# [DIRECTION]
Which lines hold the word "draws"? Copy each of them.

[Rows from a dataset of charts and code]
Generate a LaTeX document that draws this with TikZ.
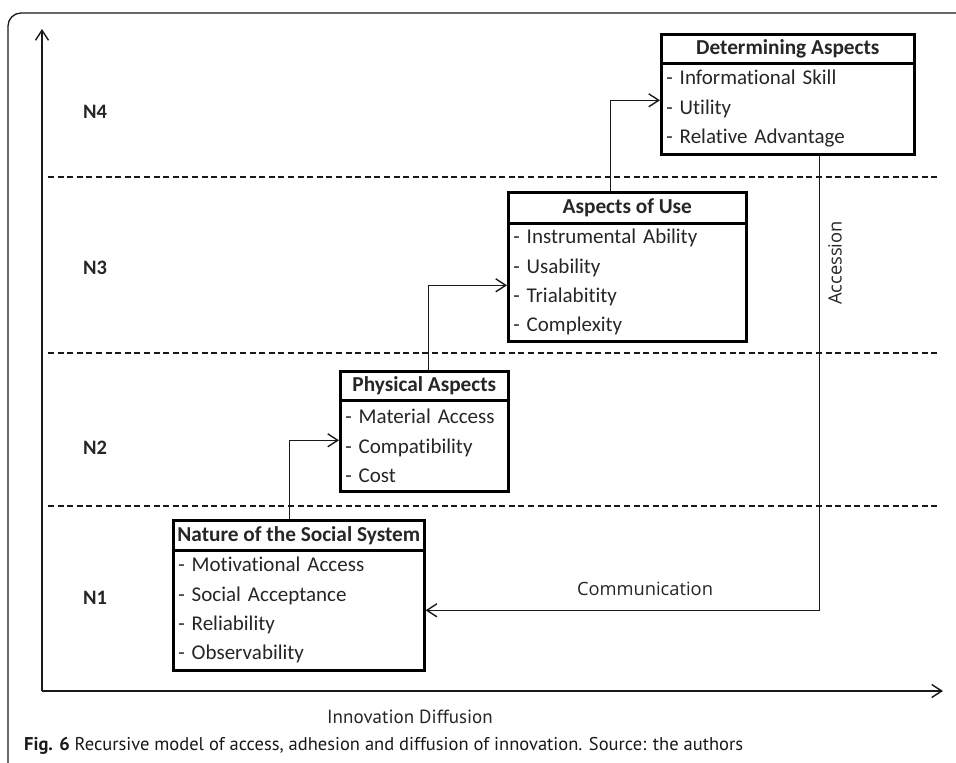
\documentclass[tikz,border=0pt]{standalone}
\usepackage{fontspec}
\setmainfont{Carlito}[Ligatures=NoCommon]
\newfontfamily\labelfont{Open Sans}
\newfontfamily\capfont{PT Sans}
\usetikzlibrary{arrows.meta}

\tikzset{
  boxline/.style={draw=black, line width=2.6pt},
  hdr/.style={boxline, anchor=north west, inner sep=0pt,
    font=\fontsize{21.3}{25}\selectfont\bfseries, text=black!85},
  bodybox/.style={boxline, anchor=north west, inner xsep=5pt, inner ysep=0pt,
    align=left, font=\fontsize{21}{29.3}\selectfont, text=black!85},
  conn/.style={draw=black!90, line width=1.4pt,
    -{Straight Barb[length=10pt, width=13pt, line width=1.4pt]}},
  axis/.style={draw=black!90, line width=1.4pt,
    -{Straight Barb[length=10pt, width=13pt, line width=1.4pt]}},
  levelsep/.style={draw=black!90, line width=1.4pt, dash pattern=on 6pt off 3.6pt},
  level/.style={font=\fontsize{20.5}{24}\selectfont\bfseries, text=black!85},
  lbl/.style={font=\labelfont\fontsize{18.3}{22}\selectfont, text=black!85},
  axislbl/.style={font=\capfont\fontsize{19}{22}\selectfont, text=black!85},
}

\begin{document}
\begin{tikzpicture}[x=1pt, y=-1pt]
\useasboundingbox (0,0) rectangle (956,763);
\fill[white] (0,0) rectangle (956,763);

% outer frame (top and left edges, rounded corner)
\begin{scope}
  \clip (0,0) rectangle (956,763);
  \draw[black!90, line width=1.3pt, rounded corners=13pt] (8,790) -- (8,13) -- (990,13);
\end{scope}

% axes
\coordinate (origin) at (42,691);
\coordinate (ytip) at (42,29);
\coordinate (xtip) at (943,691);
\draw[axis] (origin) -- (ytip);
\draw[axis] (origin) -- (xtip);

% level separators
\draw[levelsep] (48,177) -- (940,177);
\draw[levelsep] (48,353) -- (940,353);
\draw[levelsep] (48,506) -- (940,506);

% level names
\node[level] (n4) at (95,112) {N4};
\node[level] (n3) at (95,268) {N3};
\node[level] (n2) at (95,448) {N2};
\node[level] (n1) at (95,598) {N1};

% Determining Aspects
\node[hdr, minimum width=253pt, minimum height=29pt] (detH) at (660,33) {Determining Aspects};
\node[bodybox, minimum width=253pt, minimum height=91pt, text width=243pt] (detB) at (660,62)
  {- Informational Skill\\- Utility\\- Relative Advantage};

% Aspects of Use
\node[hdr, minimum width=238pt, minimum height=31pt] (useH) at (507,191) {Aspects of Use};
\node[bodybox, minimum width=238pt, minimum height=118pt, text width=228pt] (useB) at (507,222)
  {- Instrumental Ability\\- Usability\\- Trialabitity\\- Complexity};

% Physical Aspects
\node[hdr, minimum width=168pt, minimum height=29pt] (phyH) at (339,370) {Physical Aspects};
\node[bodybox, minimum width=168pt, minimum height=91pt, text width=158pt] (phyB) at (339,399)
  {- Material Access\\- Compatibility\\- Cost};

% Nature of the Social System
\node[hdr, minimum width=251pt, minimum height=30pt] (natH) at (172,519) {Nature of the Social System};
\node[bodybox, minimum width=251pt, minimum height=120pt, text width=241pt] (natB) at (172,549)
  {- Motivational Access\\- Social Acceptance\\- Reliability\\- Observability};

% step-up connectors
\draw[conn] ([xshift=-9.5pt]natH.north) |- ([yshift=5.5pt]phyB.west);
\draw[conn] ([xshift=4pt]phyH.north) |- ([yshift=-3pt]useB.west);
\draw[conn] ([xshift=-17pt]useH.north) |- ([yshift=8.5pt]detB.west);

% feedback loop
\draw[conn] ([xshift=31.5pt]detB.south) |- (natB.east);
\node[lbl] (comm) at (645,589) {Communication};
\node[lbl, rotate=90] (acc) at (835,263) {Accession};

% axis label
\node[axislbl] (xlab) at (410,717) {Innovation Diffusion};

% caption
\node[anchor=west, inner sep=0pt, text=black!90,
  font=\capfont\fontsize{18.5}{22}\selectfont] (cap) at (24,746)
  {\textbf{Fig. 6} Recursive model of access, adhesion and diffusion of innovation. Source: the authors};
\end{tikzpicture}
\end{document}
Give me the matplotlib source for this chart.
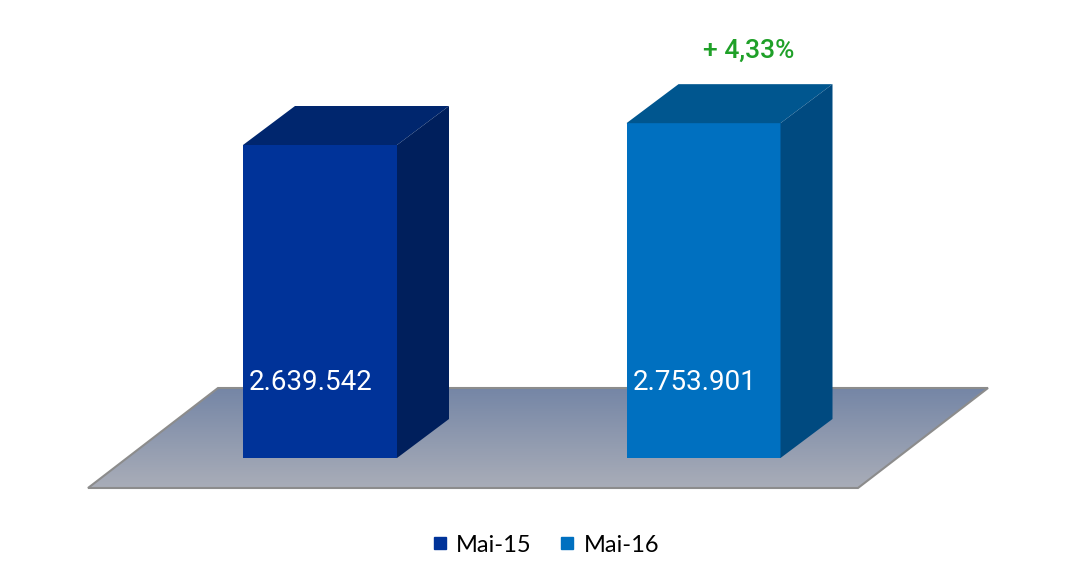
import numpy as np
import matplotlib
matplotlib.use('Agg')
import matplotlib.pyplot as plt
from matplotlib.patches import Polygon, Rectangle
from matplotlib.lines import Line2D
from matplotlib.colors import LinearSegmentedColormap

# --- data ---
periods = ['Mai-15', 'Mai-16']
values = [2639542, 2753901]
value_labels = ['2.639.542', '2.753.901']
change_label = '+ 4,33%'

front_colors = ['#003399', '#0070c0']
top_colors = ['#00266e', '#00568f']
side_colors = ['#001f5c', '#004a80']

W, H = 1069, 581
fig = plt.figure(figsize=(W / 100, H / 100), dpi=100)
ax = fig.add_axes([0, 0, 1, 1])
ax.axis('off')

# value axis does not start at zero (3D excel style)
v0 = 1_000_000
k = 313 / (values[0] - v0)   # pixels per value unit
base = 123                   # baseline, px from bottom
ax.set_xlim(0, W)
ax.set_ylim(v0 - base / k, v0 + (H - base) / k)


def py(p):
    # pixel offset -> value units
    return p / k


depth_x, depth_y = 52, 39

# --- floor ---
f_front = v0 - py(30)
f_back = v0 + py(70)
floor = Polygon([(88, f_front), (858, f_front), (988, f_back), (218, f_back)],
                closed=True, facecolor='none', edgecolor='#8c8c8c', lw=1.5, zorder=2)
ax.add_patch(floor)
cmap = LinearSegmentedColormap.from_list('floor', ['#a9adb8', '#7586a6'])
grad = np.linspace(0, 1, 200).reshape(-1, 1)
im = ax.imshow(grad, cmap=cmap, extent=(88, 988, f_front, f_back), origin='lower',
               aspect='auto', zorder=1)
im.set_clip_path(floor)
ax.set_xlim(0, W)
ax.set_ylim(v0 - base / k, v0 + (H - base) / k)

# --- bars ---
centers = [320, 703.5]
bw = 154
for i, v in enumerate(values):
    x0 = centers[i] - bw / 2
    x1 = centers[i] + bw / 2
    ax.add_patch(Rectangle((x0, v0), bw, v - v0, facecolor=front_colors[i],
                           edgecolor='none', zorder=3))
    ax.add_patch(Polygon([(x0, v), (x1, v), (x1 + depth_x, v + py(depth_y)),
                          (x0 + depth_x, v + py(depth_y))],
                         closed=True, facecolor=top_colors[i], edgecolor='none', zorder=3))
    ax.add_patch(Polygon([(x1, v0), (x1 + depth_x, v0 + py(depth_y)),
                          (x1 + depth_x, v + py(depth_y)), (x1, v)],
                         closed=True, facecolor=side_colors[i], edgecolor='none', zorder=3))
    ax.text(centers[i] - 9, v0 + py(75), value_labels[i], color='white',
            ha='center', va='center', fontsize=20, family='Roboto', zorder=4)

ax.text(centers[1] + 45, values[1] + py(depth_y) + py(33), change_label,
        color='#1fa028', ha='center', va='center', fontsize=19, family='Roboto',
        weight='medium', zorder=4)

# --- legend ---
handles = [Line2D([], [], marker='s', ls='', color=c, markersize=8) for c in front_colors]
fig.legend(handles, periods, loc='center', bbox_to_anchor=(546 / W, 1 - 545 / H),
           ncol=2, frameon=False, prop={'family': 'Lato', 'size': 17},
           handlelength=0.6, handletextpad=0.4, columnspacing=1.2)

fig.savefig('out.png', dpi=100)
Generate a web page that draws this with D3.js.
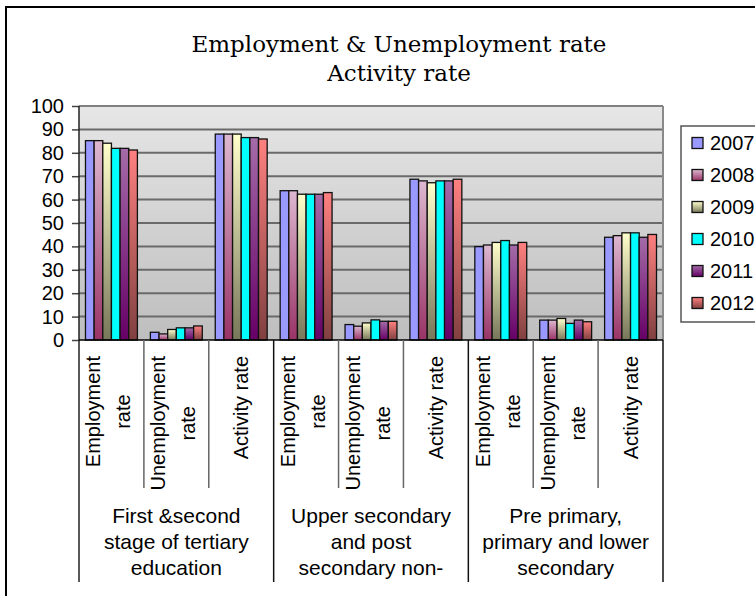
<!DOCTYPE html>
<html><head><meta charset="utf-8">
<script src="https://cdn.jsdelivr.net/npm/d3@7/dist/d3.min.js"></script>
<style>body{margin:0;background:#fff}svg{display:block}</style>
</head><body><svg id="c" width="755" height="596"></svg>
<script>
// ---- data ----
const titleLines = ["Employment & Unemployment rate", "Activity rate"];
const groups = [
  "First &second stage of tertiary education",
  "Upper secondary and post secondary non-",
  "Pre primary, primary and lower secondary"
];
const measures = ["Employment rate", "Unemployment rate", "Activity rate"];
const years = ["2007", "2008", "2009", "2010", "2011", "2012"];
const v2007 = [85.2, 3.3, 88.0, 63.8, 6.6, 68.7, 39.9, 8.5, 43.9];
const v2008 = [85.2, 2.6, 88.0, 63.8, 5.9, 68.0, 40.6, 8.5, 44.6];
const v2009 = [84.1, 4.5, 88.0, 62.3, 7.3, 67.2, 41.7, 9.2, 45.8];
const v2010 = [81.9, 5.2, 86.5, 62.3, 8.6, 68.0, 42.5, 7.1, 45.8];
const v2011 = [81.9, 5.2, 86.5, 62.3, 8.0, 68.0, 40.6, 8.5, 43.9];
const v2012 = [81.2, 6.0, 85.9, 63.0, 8.0, 68.7, 41.7, 7.8, 45.1];
const yTicks = [0, 10, 20, 30, 40, 50, 60, 70, 80, 90, 100];
const colorTop = ["#9999FF", "#DDB8D0", "#FFFFCC", "#00FFFF", "#A46CA8", "#FF8080"];
const colorBottom = ["#9999FF", "#993366", "#77775A", "#00FFFF", "#660066", "#804040"];

const series = [v2007, v2008, v2009, v2010, v2011, v2012];
const cats = [];
groups.forEach((g, gi) => measures.forEach((m, mi) => cats.push({g: gi, m: m, i: gi * 3 + mi})));

// ---- layout ----
const svg = d3.select("#c");
const X0 = 79, X1 = 663, YT = 106, YB = 340;
const sans = "'Liberation Sans', Arial, sans-serif";

const defs = svg.append("defs");
const bg = defs.append("linearGradient").attr("id", "bg").attr("x1", 0).attr("y1", 0).attr("x2", 0).attr("y2", 1);
bg.append("stop").attr("offset", 0).attr("stop-color", "#E6E6E6");
bg.append("stop").attr("offset", 1).attr("stop-color", "#BEBEBE");
years.forEach((y, k) => {
  const g = defs.append("linearGradient").attr("id", "g" + k).attr("x1", 0).attr("y1", 0).attr("x2", 0).attr("y2", 1);
  g.append("stop").attr("offset", 0).attr("stop-color", colorTop[k]);
  g.append("stop").attr("offset", 1).attr("stop-color", colorBottom[k]);
});

// outer frame
svg.append("rect").attr("x", 6).attr("y", 7).attr("width", 800).attr("height", 700)
  .attr("fill", "none").attr("stroke", "#000").attr("stroke-width", 2);

// title
svg.append("g").selectAll("text").data(titleLines).join("text")
  .attr("x", 399).attr("y", (d, i) => 52 + i * 29)
  .attr("text-anchor", "middle")
  .style("font-family", "'DejaVu Serif', serif").style("font-size", "23px").attr("fill", "#000")
  .text(d => d);

const x = d3.scaleBand().domain(d3.range(cats.length)).range([X0, X1]).padding(0);
const bw = x.bandwidth();
const xi = d3.scaleBand().domain(years).range([0.1 * bw, 0.9 * bw]).padding(0);
const y = d3.scaleLinear().domain([0, 100]).range([YB, YT]);

// plot background
svg.append("rect").attr("x", X0).attr("y", YT).attr("width", X1 - X0).attr("height", YB - YT).attr("fill", "url(#bg)");

// gridlines
svg.append("g").selectAll("line").data(yTicks.filter(t => t > 0)).join("line")
  .attr("x1", X0).attr("x2", X1).attr("y1", d => y(d)).attr("y2", d => y(d))
  .attr("stroke", "#6a6a6a").attr("stroke-width", 2);
svg.append("line").attr("x1", X1).attr("x2", X1).attr("y1", YT).attr("y2", YB)
  .attr("stroke", "#8a8a8a").attr("stroke-width", 2);
svg.append("line").attr("x1", X0).attr("x2", X1).attr("y1", YT).attr("y2", YT)
  .attr("stroke", "#808080").attr("stroke-width", 2);

// bars
const barG = svg.append("g");
years.forEach((yr, k) => {
  barG.append("g").selectAll("rect").data(series[k]).join("rect")
    .attr("x", (d, i) => x(i) + xi(yr))
    .attr("y", d => y(d))
    .attr("width", xi.bandwidth())
    .attr("height", d => YB - y(d))
    .attr("fill", "url(#g" + k + ")")
    .attr("stroke", "#111").attr("stroke-width", 1.3);
});

// y axis
const yAxis = d3.axisLeft(y).tickValues(yTicks).tickSize(7).tickPadding(8);
const ya = svg.append("g").attr("transform", `translate(${X0},0)`).call(yAxis);
ya.select(".domain").remove();
ya.selectAll(".tick line").attr("stroke", "#444").attr("stroke-width", 1.5);
ya.selectAll(".tick text").style("font-family", sans).style("font-size", "20px").attr("fill", "#000");
svg.append("line").attr("x1", X0).attr("x2", X0).attr("y1", YT).attr("y2", 582)
  .attr("stroke", "#222").attr("stroke-width", 1.5);
svg.append("line").attr("x1", X0).attr("x2", X1).attr("y1", YB).attr("y2", YB)
  .attr("stroke", "#000").attr("stroke-width", 1.5);

// category separators
const bounds = d3.range(1, cats.length + 1);
svg.append("g").selectAll("line").data(bounds).join("line")
  .attr("x1", d => (d < cats.length ? x(d) : X1)).attr("x2", d => (d < cats.length ? x(d) : X1))
  .attr("y1", YB).attr("y2", d => (d % 3 === 0 ? 582 : 488))
  .attr("stroke", d => (d % 3 === 0 ? "#111" : "#666")).attr("stroke-width", 1.5);

// word wrap helper
const measurer = svg.append("text").style("font-family", sans).style("visibility", "hidden");
function textW(s, size) { measurer.style("font-size", size + "px").text(s); return measurer.node().getComputedTextLength(); }
function wrap(s, size, maxW) {
  const words = s.split(" ");
  const lines = []; let cur = words[0];
  for (let i = 1; i < words.length; i++) {
    const cand = cur + " " + words[i];
    if (textW(cand, size) <= maxW) cur = cand; else { lines.push(cur); cur = words[i]; }
  }
  lines.push(cur);
  return lines;
}

// rotated category labels
cats.forEach(c => {
  const cx = x(c.i) + bw / 2;
  const lines = wrap(c.m, 20, 128);
  const maxL = d3.max(lines, l => textW(l, 20));
  const n = lines.length;
  const g = svg.append("g").attr("transform", `translate(${cx},356) rotate(-90)`);
  lines.forEach((l, i) => {
    g.append("text").attr("x", -maxL / 2).attr("y", 7 + (i - (n - 1) / 2) * 30 - (n - 1) * 3)
      .attr("text-anchor", "middle").style("font-family", sans).style("font-size", "20px").attr("fill", "#000")
      .text(l);
  });
});

// group labels
const gl = svg.append("g");
groups.forEach((gname, gi) => {
  const cx = (x(gi * 3) + (gi * 3 + 3 < cats.length ? x(gi * 3 + 3) : X1)) / 2;
  const lines = wrap(gname, 21, 176);
  lines.forEach((l, i) => {
    gl.append("text").attr("x", cx).attr("y", 523 + i * 26).attr("text-anchor", "middle")
      .style("font-family", sans).style("font-size", "21px").attr("fill", "#000").text(l);
  });
});

// legend
svg.append("rect").attr("x", 681).attr("y", 126).attr("width", 100).attr("height", 196)
  .attr("fill", "#fff").attr("stroke", "#555").attr("stroke-width", 1.5);
const lg = svg.append("g").selectAll("g").data(years).join("g")
  .attr("transform", (d, i) => `translate(0,${143 + i * 32})`);
lg.append("rect").attr("x", 692).attr("y", -5.5).attr("width", 11).attr("height", 11)
  .attr("fill", (d, i) => "url(#g" + i + ")").attr("stroke", "#111").attr("stroke-width", 1.3);
lg.append("text").attr("x", 710).attr("y", 7).style("font-family", sans).style("font-size", "20px")
  .attr("fill", "#000").text(d => d);
</script>
</body></html>
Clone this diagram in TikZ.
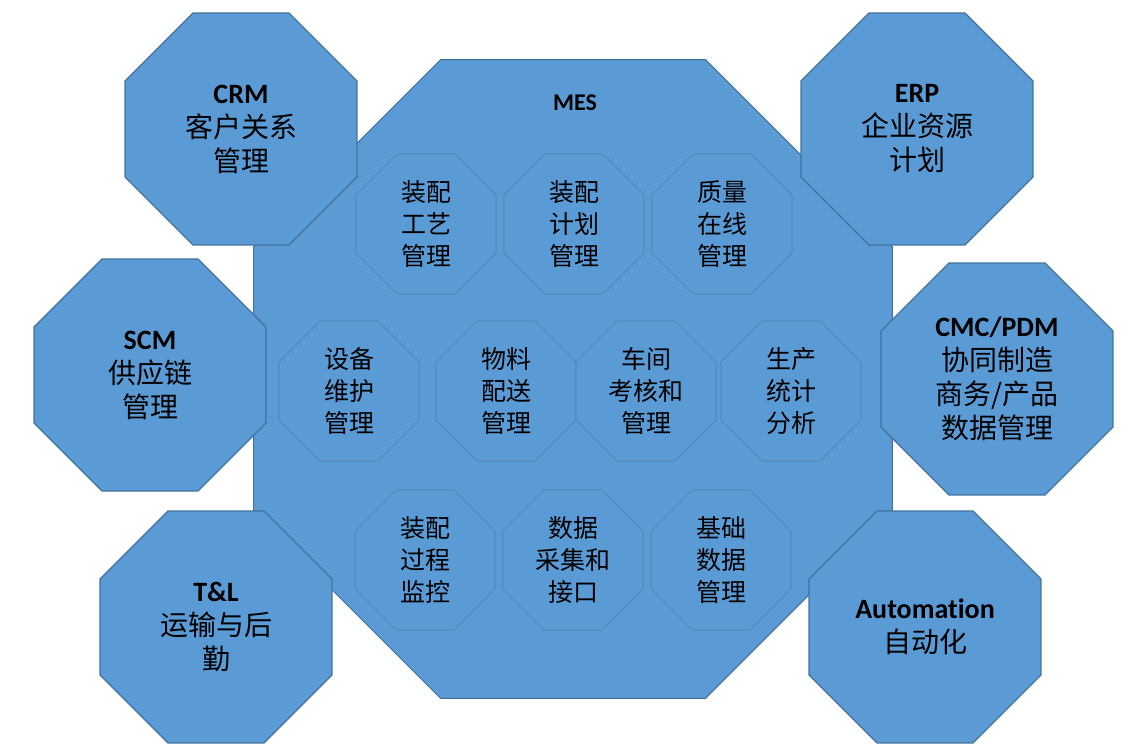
\documentclass[tikz,border=0pt]{standalone}
\usepackage{fontspec}
\setmainfont{Carlito}[Ligatures=NoCommon]
\newfontfamily\cjk{Noto Sans CJK SC}
\usetikzlibrary{shapes.geometric}

\definecolor{octfill}{RGB}{91,155,213}
\definecolor{octline}{RGB}{65,113,156}

\begin{document}
\begin{tikzpicture}[x=1pt, y=-1pt,
    octagon/.style={regular polygon, regular polygon sides=8, fill=octfill, draw=octline, inner sep=0pt, align=center},
    mesoct/.style={octagon, minimum size=691.6pt, line width=1pt},
    sysoct/.style={octagon, minimum size=251.1pt, line width=1.2pt, font=\fontsize{28}{34}\selectfont},
    modoct/.style={octagon, minimum size=151.5pt, line width=0.6pt, draw=octline!70!octfill, font=\cjk\fontsize{25}{32}\selectfont}]
        \useasboundingbox (0,0) rectangle (1125,754);

        \node[mesoct] (mes) at (573,379) {};
        \node[font=\bfseries\fontsize{24}{28}\selectfont] (mestitle) at (575,103) {MES};

        \node[modoct] (gongyi) at (426,224) {装配\\工艺\\管理};
        \node[modoct] (jihua) at (574,224) {装配\\计划\\管理};
        \node[modoct] (zhiliang) at (722,224) {质量\\在线\\管理};

        \node[modoct] (shebei) at (349,391) {设备\\维护\\管理};
        \node[modoct] (wuliao) at (506,391) {物料\\配送\\管理};
        \node[modoct] (chejian) at (646,391) {车间\\考核和\\管理};
        \node[modoct] (tongji) at (791,391) {生产\\统计\\分析};

        \node[modoct] (guocheng) at (425,560) {装配\\过程\\监控};
        \node[modoct] (caiji) at (573,560) {数据\\采集和\\接口};
        \node[modoct] (jichu) at (721,560) {基础\\数据\\管理};

        \node[sysoct] (crm) at (241,129) {\textbf{CRM}\\{\cjk 客户关系}\\{\cjk 管理}};
        \node[sysoct] (erp) at (917,129) {\textbf{ERP}\\{\cjk 企业资源}\\{\cjk 计划}};
        \node[sysoct] (scm) at (150,375) {\textbf{SCM}\\{\cjk 供应链}\\{\cjk 管理}};
        \node[sysoct] (pdm) at (997,379) {\textbf{CMC/PDM}\\{\cjk 协同制造}\\{\cjk 商务/产品}\\{\cjk 数据管理}};
        \node[sysoct] (tl) at (216,627) {\textbf{T\&L}\\{\cjk 运输与后}\\{\cjk 勤}};
        \node[sysoct] (auto) at (925,627) {\textbf{Automation}\\{\cjk 自动化}};
      \end{tikzpicture}
\end{document}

# [ANSWER FOR THIS EXERCISE]
Generate a LaTeX document that draws this with TikZ.
Generate a web page that draws this with D3.js.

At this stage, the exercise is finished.